REVIEW: Peter Clines – “14”

Peter Clines – “14”

Break-neck pace, witty, and intriguing — 5 stars


14 by Peter Clines is hard book to offer a summary description of that isn’t full of spoilers. And if there’s one book on my recently read list that I don’t want to spoil, it’s “14.”  I’ll let the Goodreads summary do the talking on that one for me:

Chosen by as the best sci-fi novel of 2012!

Padlocked doors. Strange light fixtures. Mutant cockroaches. There are some odd things about Nate’s new apartment. Of course, he has other things on his mind. He hates his job. He has no money in the bank. No girlfriend. No plans for the future. So while his new home isn’t perfect, it’s livable. The rent is low, the property managers are friendly, and the odd little mysteries don’t nag at him too much.

At least, not until he meets Mandy, his neighbor across the hall, and notices something unusual about her apartment. And Xela’s apartment. And Tim’s. And Veek’s.

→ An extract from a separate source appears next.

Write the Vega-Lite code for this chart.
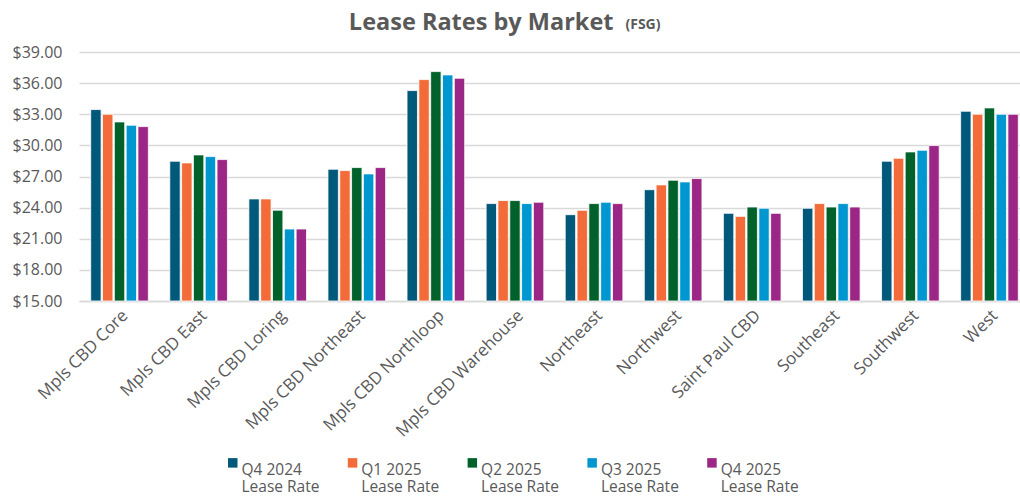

Because every room in this old Los Angeles brownstone has a mystery or two. Mysteries that stretch back over a hundred years. Some of them are in plain sight. Some are behind locked doors. And all together these mysteries could mean the end of Nate and his friends.

Or the end of everything…

Walking like a cat on a rail fence between Science Fiction and Horror, Clines does an outstanding job of marrying the two without diluting either. Using little mysteries and quirky questions to propel the story, “14” is an attention-grabber.  A hook here.  A hook there.  Another, and another.  Any of which an inhabitant of the story could pass off as peculiar on their own.  A misunderstanding. Your imagination maybe, getting the better of you.  But taken together, the pull is too strong to be ignored, for both characters and readers alike. The pages keep turning with impressive speed.  A hundred little hooks, all pulling you toward… Something sinister?  Something mysterious? Something otherwordly?  Something evil? Yes to all of the above.  Clines has an outstanding sense of pace and timing, knowing that a mystery kept mysterious for too long is boring and a premature reveal steals the impact.

There’s little more I can say about “14” without spoiling the fun, but I recommend it without reservation as one of my favorite reads of the year so far.